Given instruction ::
The line holding "import plotly.graph_objects as go" is the last one to output; start at the first line of the data, keep every line in between exactly, and leave out pictures.

Source data ::
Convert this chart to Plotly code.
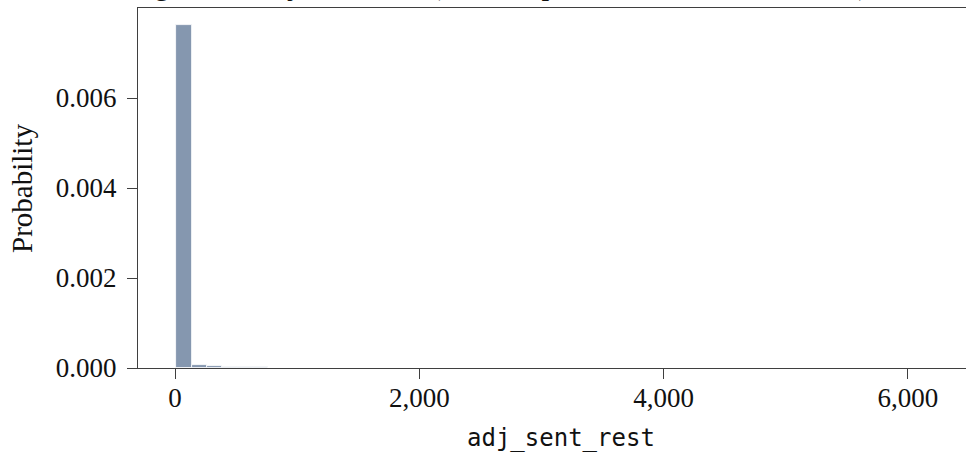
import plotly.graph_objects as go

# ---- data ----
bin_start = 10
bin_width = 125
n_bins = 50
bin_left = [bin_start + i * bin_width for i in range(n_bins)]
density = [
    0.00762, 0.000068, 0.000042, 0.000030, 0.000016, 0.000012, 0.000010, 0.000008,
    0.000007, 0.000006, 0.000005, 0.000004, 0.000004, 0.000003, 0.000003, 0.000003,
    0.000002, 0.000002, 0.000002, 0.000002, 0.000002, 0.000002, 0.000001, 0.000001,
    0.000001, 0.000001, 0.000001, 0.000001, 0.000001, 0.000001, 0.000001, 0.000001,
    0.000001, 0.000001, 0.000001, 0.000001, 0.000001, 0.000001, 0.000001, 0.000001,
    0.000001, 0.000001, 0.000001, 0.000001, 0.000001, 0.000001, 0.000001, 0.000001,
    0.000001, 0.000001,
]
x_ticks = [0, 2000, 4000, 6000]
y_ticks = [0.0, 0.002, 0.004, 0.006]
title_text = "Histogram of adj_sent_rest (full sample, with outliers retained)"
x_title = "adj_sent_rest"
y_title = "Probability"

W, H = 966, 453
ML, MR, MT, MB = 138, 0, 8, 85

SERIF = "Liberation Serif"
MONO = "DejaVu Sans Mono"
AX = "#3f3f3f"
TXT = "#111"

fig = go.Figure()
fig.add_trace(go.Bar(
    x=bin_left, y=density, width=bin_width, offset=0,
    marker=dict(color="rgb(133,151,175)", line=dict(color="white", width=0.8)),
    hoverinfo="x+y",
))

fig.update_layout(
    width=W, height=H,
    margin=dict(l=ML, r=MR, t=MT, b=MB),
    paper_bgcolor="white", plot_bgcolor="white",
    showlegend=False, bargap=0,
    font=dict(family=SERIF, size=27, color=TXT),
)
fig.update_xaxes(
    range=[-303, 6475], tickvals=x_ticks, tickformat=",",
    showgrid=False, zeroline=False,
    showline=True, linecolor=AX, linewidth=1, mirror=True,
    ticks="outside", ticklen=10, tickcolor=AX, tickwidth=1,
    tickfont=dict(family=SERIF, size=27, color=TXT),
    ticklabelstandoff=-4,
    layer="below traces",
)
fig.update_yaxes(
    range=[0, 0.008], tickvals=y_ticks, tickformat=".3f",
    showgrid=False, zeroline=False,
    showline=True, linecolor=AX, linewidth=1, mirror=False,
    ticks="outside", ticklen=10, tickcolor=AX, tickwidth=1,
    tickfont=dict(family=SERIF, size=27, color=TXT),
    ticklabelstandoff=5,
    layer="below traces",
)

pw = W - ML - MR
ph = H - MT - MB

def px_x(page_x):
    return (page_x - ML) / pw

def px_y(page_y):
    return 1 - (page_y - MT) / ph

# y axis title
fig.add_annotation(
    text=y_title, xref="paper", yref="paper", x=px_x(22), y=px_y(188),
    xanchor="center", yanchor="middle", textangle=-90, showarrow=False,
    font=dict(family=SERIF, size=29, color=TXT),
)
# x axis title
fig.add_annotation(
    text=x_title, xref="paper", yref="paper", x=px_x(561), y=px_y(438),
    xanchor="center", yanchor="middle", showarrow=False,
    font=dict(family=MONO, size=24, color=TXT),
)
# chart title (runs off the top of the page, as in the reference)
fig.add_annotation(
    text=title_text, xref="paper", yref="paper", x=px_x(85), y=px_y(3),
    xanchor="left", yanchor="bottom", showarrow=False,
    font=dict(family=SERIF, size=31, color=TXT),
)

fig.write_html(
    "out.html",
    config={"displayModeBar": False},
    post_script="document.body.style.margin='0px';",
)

Final result ::
Convert this chart to Plotly code.
import plotly.graph_objects as go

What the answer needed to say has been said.